The Kyoshi Warriors now have fold-out shields and Katanas. I don't know why; the fighting style we saw them with before clearly seemed to emphasize different skills from swords and shields. It doesn't even serve to make them more threatening, as Mai and Ty Lee effortlessly beat them down. Yeah, we wouldn't want these warriors who have likely trained for their entire lives to be able to hold their own against a couple of upper-class twits or anything. Thanks to that earlier crap with the farmer, circus and so forth, there's no time left in the episode for a proper fight where the Angels earn their victory.
Azula and Suki square off, with Suki trying to get Appa to leave. She eventually gets him to go by waving a flaming stick in front of him, but only barely blocks one of Azula's fireblasts in time. Of course, since this episode is about Appa, and not about actual characters, we cut as Azula and Suki charge each other and therefore are denied knowledge of how the fight ends.

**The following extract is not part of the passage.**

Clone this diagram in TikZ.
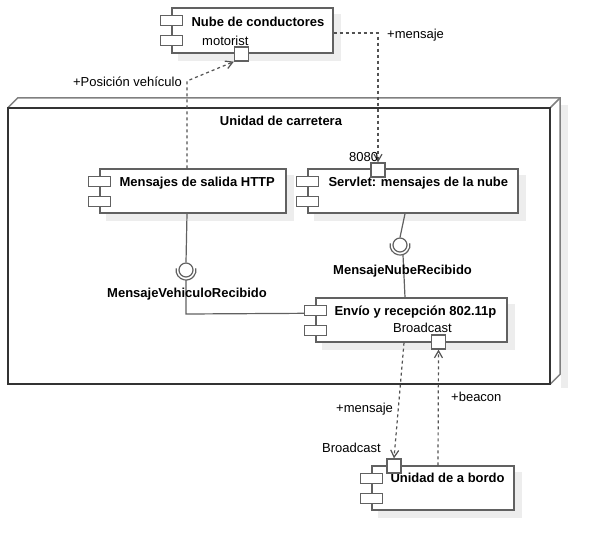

As though the mere presence of Azula didn't make it a foregone conclusion.
Appa flies for some time. He sails over some Water Tribe ships, and we see a man watch Appa fly by in amazement. If you missed a scene from the first season, that was Hakoda, Katara and Sokka's father. Appa eventually finds his way to an Air Temple, which is eventually revealed to be the Eastern Air Temple.
He has a few flashbacks to the past when he was here... whenever that was. Appa sees a bald man sitting in the temple, gets excited and runs over to him, licking him. But it's not Aang. The man introduces himself as Guru Pathik, with a hefty Indian accent. Rather than try to talk Appa down, Pathik just lies back and waits for Appa to fall asleep.
Pathik touches Appa and says what we already know: he's been through a lot recently and he doesn't trust people anymore. But apparently, he still has love in the core of his being. Pathik exposites that he once had a vision of helping the young Avatar, which is why he came to the Eastern Air Temple. Pathik touches Appa head and presumably helps calm Appa's spirit. Or something.
When Appa wakes up, he finds that Pathik left him a trail of food, leading to his new meditation spot. That night, Pathik puts a letter to Aang on Appa's horn. Then he does some energy reading to find Aang, much like Aang did back in the swamp. See? Bad episodes bring it all together!
So Appa's off to Ba Sing Se. His trip was less eventful than Aang's. When he flies over the city, he is spotted by Dai Li agents. What, they were up there watching just in case Appa showed up? Appa hears the bison whistle and lands, but we get cutaways showing that it's not Aang's whistle. Long Feng apparently has one, which he uses to lure Appa into a trap. With a quick earthbending motion, he flips over the ground Appa's standing on, leaving only his footprint as evidence that he was ever there.
This has been another pointless episode. On the plus side, it actually ended with something relevant, reminding the audience that there was an actual plot going on and so forth. But aside from the last act of the episode (Suki's intro onward), what was the point of that? They could have just taken that footage and put it in another episode.
It doesn't even help Appa as a character. Why? Because, outside of a fear of fire (which he wasn't exactly happy with before), nothing that happens here is relevant. He isn't mistrustful of new people, no more than before. Nothing about his character here affects anything in the future. It's circular character development: he moved in one direction and Pathik magically undid all of that.
What would have made this not pointless is if he attacked Aang or the Gaang or something when he first meets them again. Hell, that would have been an incredible moment. For Appa to loose his faith in humanity, even Aang, and then for Aang to have to slowly rebuild that trust. It would have made this episode interesting and worthwhile. But nope; can't have that. Just the magic reset button.